Post # 1
What kind of gifts should we get our parents?! My FI’s parents are paying for the rehearsal dinner, $1,500 of our wedding alcohol (random, I know) and our hotel room for two nights. My parents (divorced) are paying for a lot of our wedding. My mom is paying $15,000, my dad $10,000 and we are covering the rest (sadly, there is a significant rest.)
What the heck do we get them? Also, do we need to get something as signficant for his parents even though this event was mostly paid for by my parents? This is difficult…
Post # 3
I don’t have any suggestions for gifts (I don’t think that’s really a custom where I live, thankfully!), but I would suggest getting them gifts of equal value assuming they will be receiving their gifts at the same time. It’d be a little awkward if one set of parents got an expensive gift, and the other parents got something cheaper.
Post # 4
@LadyElva, where do you live? I just read your rant post and I can completely relate (btw)
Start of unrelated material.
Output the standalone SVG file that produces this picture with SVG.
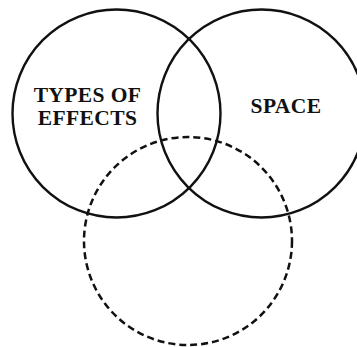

So I should add that my fiance’s best friend just got married and they bought his parents a cruise! I think they bought something of equal value for her parents. My fiance has a completely screwed up idea about what we need to do because of it.
Post # 5
There have been many rant posts about the Future In-Laws, unfortunately! I’m in Australia – I’d never heard of buying gifts for the parents before Weddingbee (and I think even buying gifts for the bridal party is unusual here!).
Wow, I can’t believe someone bought a cruise for their parents as a gift! At most, I might consider a few nights in a hotel or a spa day or something, given how much your parents have contributed, but I honestly think if you’re all paying so much for the wedding, the parents will understand if you’re not buying them a big lavish present.
I don’t think the gift you’re giving them is supposed to “equal” what they contributed, or you wouldn’t have needed them to contribute in the first place! Especially given that there are three sets of parents to buy gifts for. Just pick an amount you can afford, then give them a gift that falls within that range.
Post # 6
My parents told us not to get them anything and that they would be really annoyed if we spent our money on them when we are setting up a home, etc.
We are giving both sets of parents parent albums, though. Maybe something else small, because my mom was so adament on not getting them anything (so we won’t get his parents anything either, lol).